Often called Islas Morada, this incorporated village in Monroe County is scenically set in the Florida Keys between Miami and Key West. Islamorada’s location between the Atlantic Ocean and the Gulf of Mexico has made it a prime spot for sport fishing, earning it the moniker “Sportfishing Capital of the World.” Tourists visiting this waterfront community can rent a boat or take part in guided tours for fishing, snorkeling, or swimming close to different marine species. Vacationers are sure to spend quality time at the History of Diving Museum, Indian Key State Historic Site, Alligator Reef Light House, Windley Key Fossil Reef Geological State Park, Lignumvitae Key Botanical State Park, and Founders Park.
St. Pete Beach
A picture-perfect seaside tourist destination, this small coastal town in Pinellas County occupies a significant portion of Long Key on the Gulf of Mexico’s east-central edge. Centered on Corey Avenue, St. Pete Beach’s downtown shopping district features retail outlets, boutiques, gift shops, craft galleries, bars, and restaurants. Tourists must also visit the historic Pass-a-Grille district, the grand Don CeSar resort, besides participating in the various fun events like art & craft festivals and parades organized by Corey Avenue Business Association throughout the year.

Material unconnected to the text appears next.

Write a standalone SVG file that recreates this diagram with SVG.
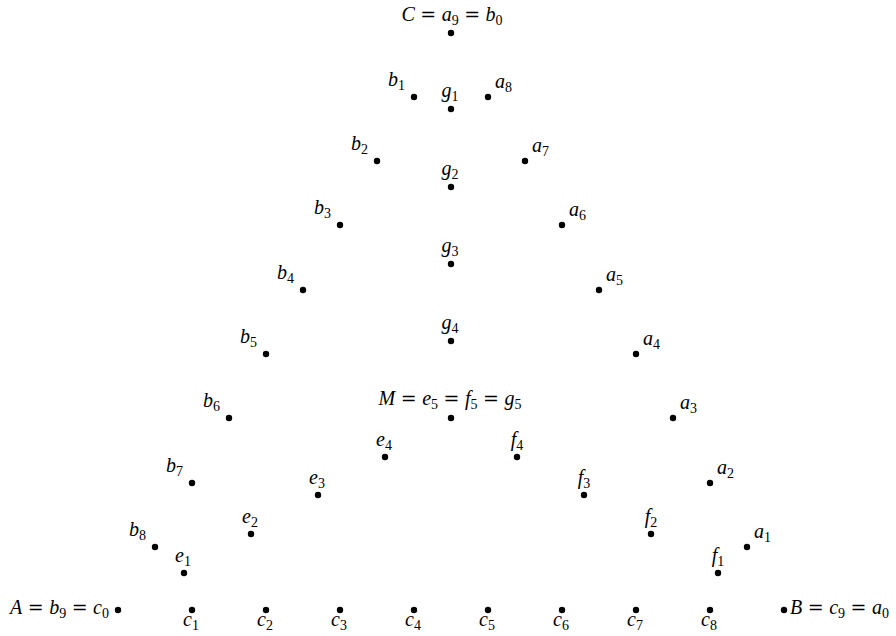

Discovering Florida's Most Scenic Towns
From its northern boundary with Alabama to all the way down to the Florida Keys in the south, there is no shortage of breathtaking tourist destinations in the nation’s 22nd-largest and 3rd-most populous state. With amazing natural sceneries, vibrant cultures, noteworthy historical landmarks, and a friendly atmosphere, the small towns in Florida are worthy places to visit. So, what are you waiting for? Pack your bags and embark on a journey to these gorgeous destinations in the Sunshine State.